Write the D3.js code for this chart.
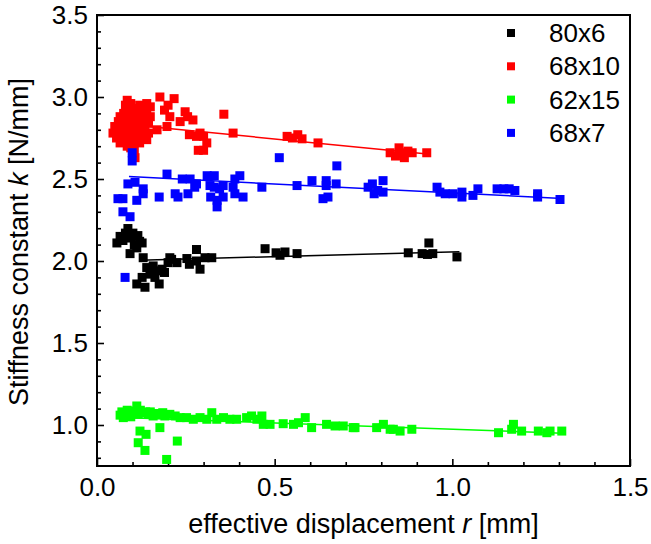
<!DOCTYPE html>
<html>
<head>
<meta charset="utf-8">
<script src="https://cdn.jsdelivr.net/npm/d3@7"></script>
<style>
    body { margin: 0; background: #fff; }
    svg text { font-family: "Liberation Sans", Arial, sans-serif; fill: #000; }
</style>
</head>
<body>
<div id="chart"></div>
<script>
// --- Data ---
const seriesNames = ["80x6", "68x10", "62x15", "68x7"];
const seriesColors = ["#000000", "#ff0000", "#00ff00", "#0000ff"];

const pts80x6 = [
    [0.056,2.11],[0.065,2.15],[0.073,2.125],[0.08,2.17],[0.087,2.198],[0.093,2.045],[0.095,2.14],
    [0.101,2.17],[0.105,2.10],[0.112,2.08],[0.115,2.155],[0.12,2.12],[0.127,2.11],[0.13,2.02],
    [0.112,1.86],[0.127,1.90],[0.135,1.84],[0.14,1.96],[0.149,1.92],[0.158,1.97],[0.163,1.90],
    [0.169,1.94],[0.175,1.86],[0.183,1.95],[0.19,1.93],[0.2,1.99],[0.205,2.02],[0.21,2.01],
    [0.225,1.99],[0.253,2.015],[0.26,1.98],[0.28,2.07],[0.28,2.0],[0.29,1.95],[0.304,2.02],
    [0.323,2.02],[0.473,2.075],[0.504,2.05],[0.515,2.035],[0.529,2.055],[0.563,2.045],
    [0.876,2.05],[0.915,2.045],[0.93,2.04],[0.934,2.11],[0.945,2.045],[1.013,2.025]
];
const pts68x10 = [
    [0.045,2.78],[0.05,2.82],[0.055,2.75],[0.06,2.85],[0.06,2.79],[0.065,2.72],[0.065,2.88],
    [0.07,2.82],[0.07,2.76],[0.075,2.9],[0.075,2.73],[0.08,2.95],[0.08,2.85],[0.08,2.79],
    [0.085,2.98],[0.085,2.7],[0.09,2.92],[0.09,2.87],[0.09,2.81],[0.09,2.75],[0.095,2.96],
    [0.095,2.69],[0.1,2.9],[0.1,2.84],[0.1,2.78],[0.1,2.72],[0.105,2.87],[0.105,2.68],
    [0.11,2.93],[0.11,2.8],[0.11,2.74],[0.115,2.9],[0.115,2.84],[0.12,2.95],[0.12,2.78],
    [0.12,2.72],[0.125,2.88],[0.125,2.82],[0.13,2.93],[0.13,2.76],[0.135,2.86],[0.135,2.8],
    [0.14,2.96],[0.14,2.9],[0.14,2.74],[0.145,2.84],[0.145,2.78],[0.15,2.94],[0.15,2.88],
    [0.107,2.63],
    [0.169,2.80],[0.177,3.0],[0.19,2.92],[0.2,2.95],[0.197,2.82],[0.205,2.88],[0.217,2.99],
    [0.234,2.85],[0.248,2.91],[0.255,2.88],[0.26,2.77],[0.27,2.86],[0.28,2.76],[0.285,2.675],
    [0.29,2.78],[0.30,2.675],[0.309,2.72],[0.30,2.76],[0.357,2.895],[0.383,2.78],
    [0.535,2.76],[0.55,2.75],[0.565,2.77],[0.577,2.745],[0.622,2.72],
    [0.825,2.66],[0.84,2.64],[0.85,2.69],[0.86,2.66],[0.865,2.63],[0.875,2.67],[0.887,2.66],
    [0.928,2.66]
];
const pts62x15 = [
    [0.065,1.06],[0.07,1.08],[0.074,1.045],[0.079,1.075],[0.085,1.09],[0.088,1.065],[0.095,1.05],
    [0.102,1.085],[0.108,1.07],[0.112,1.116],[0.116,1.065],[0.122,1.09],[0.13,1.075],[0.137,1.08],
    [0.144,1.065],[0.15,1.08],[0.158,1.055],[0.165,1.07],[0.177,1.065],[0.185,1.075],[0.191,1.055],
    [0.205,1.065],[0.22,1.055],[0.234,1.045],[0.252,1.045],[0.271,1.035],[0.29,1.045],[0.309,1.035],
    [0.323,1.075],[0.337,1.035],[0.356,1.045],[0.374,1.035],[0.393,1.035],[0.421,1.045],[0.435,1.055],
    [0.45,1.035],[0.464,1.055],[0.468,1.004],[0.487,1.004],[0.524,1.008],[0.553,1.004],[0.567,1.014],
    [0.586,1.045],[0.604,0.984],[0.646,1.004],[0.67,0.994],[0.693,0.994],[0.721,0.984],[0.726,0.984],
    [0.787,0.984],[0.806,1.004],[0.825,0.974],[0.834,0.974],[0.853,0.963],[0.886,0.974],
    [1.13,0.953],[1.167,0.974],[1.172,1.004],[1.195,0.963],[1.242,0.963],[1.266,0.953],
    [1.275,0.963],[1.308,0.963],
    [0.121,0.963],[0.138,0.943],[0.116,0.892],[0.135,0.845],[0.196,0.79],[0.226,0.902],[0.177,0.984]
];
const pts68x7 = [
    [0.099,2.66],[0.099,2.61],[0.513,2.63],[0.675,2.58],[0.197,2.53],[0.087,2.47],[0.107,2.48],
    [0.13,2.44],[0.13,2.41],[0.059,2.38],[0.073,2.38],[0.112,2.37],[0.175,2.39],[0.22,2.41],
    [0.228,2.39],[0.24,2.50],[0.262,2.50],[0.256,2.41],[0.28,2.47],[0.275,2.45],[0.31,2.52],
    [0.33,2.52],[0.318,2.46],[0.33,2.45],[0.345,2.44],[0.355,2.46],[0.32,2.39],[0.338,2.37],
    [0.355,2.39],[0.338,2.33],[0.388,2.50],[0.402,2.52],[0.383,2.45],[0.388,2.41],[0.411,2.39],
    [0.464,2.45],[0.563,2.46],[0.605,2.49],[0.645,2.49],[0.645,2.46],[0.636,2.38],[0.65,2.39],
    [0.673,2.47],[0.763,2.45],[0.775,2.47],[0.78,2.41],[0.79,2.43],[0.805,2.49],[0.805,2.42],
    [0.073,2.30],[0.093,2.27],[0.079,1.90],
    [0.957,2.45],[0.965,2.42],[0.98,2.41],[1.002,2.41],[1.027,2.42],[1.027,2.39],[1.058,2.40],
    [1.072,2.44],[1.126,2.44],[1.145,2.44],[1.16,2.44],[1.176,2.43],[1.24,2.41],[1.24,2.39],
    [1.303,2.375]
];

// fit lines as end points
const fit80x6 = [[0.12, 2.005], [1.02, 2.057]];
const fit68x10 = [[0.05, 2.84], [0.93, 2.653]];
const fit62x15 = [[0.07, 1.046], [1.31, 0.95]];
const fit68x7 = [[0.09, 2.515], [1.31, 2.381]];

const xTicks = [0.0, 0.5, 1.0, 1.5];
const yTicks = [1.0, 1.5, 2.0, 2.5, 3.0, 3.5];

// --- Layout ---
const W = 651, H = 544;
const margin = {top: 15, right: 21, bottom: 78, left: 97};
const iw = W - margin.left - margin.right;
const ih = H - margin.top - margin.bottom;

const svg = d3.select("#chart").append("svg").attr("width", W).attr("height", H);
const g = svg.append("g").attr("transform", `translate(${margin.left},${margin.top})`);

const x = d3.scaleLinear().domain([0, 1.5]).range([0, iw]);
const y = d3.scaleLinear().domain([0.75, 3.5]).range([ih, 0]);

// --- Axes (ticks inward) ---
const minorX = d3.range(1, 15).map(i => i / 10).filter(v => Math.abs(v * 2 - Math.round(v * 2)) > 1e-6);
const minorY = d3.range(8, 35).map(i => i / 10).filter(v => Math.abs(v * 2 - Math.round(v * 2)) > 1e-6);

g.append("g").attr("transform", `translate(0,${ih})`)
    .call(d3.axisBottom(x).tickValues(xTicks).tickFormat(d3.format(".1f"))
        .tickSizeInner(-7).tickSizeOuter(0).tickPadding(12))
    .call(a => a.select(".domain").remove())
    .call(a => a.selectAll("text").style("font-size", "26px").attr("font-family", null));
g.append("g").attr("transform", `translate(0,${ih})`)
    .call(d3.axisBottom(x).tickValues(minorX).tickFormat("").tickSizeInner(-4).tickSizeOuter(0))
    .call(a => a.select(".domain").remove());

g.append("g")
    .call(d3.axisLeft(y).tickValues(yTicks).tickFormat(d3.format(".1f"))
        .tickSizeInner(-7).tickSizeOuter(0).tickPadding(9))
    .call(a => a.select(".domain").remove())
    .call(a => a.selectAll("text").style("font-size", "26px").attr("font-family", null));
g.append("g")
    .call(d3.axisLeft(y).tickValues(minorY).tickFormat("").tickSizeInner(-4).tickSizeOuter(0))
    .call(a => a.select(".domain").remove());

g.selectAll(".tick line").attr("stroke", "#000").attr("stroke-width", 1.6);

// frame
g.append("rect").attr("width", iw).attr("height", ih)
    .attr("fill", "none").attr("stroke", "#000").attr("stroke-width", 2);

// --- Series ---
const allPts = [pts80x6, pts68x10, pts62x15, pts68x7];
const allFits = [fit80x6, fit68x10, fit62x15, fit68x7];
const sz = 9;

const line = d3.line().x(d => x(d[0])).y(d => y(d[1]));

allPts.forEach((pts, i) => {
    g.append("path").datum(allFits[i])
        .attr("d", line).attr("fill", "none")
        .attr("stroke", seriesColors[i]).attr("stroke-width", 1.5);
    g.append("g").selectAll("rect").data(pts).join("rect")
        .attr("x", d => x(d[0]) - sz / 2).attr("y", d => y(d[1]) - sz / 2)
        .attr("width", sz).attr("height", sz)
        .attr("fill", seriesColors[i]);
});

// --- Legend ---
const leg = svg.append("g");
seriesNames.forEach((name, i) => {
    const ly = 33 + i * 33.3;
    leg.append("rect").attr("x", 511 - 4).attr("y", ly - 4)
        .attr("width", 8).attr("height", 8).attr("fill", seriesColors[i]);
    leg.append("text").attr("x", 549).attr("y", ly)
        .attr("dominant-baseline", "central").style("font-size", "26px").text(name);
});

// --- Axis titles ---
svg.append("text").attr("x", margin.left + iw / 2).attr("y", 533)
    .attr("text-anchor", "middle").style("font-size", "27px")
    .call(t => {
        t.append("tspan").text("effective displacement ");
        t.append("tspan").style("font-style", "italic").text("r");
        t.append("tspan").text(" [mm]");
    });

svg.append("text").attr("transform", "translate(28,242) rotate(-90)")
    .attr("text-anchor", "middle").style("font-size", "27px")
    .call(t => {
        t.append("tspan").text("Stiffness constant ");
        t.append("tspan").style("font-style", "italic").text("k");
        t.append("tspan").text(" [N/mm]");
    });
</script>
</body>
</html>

-------------------------

_Set problem_: Look through the material above and pick out each line holding the word "chart".

_Exercise solution_:
Write the D3.js code for this chart.
<div id="chart"></div>
const svg = d3.select("#chart").append("svg").attr("width", W).attr("height", H);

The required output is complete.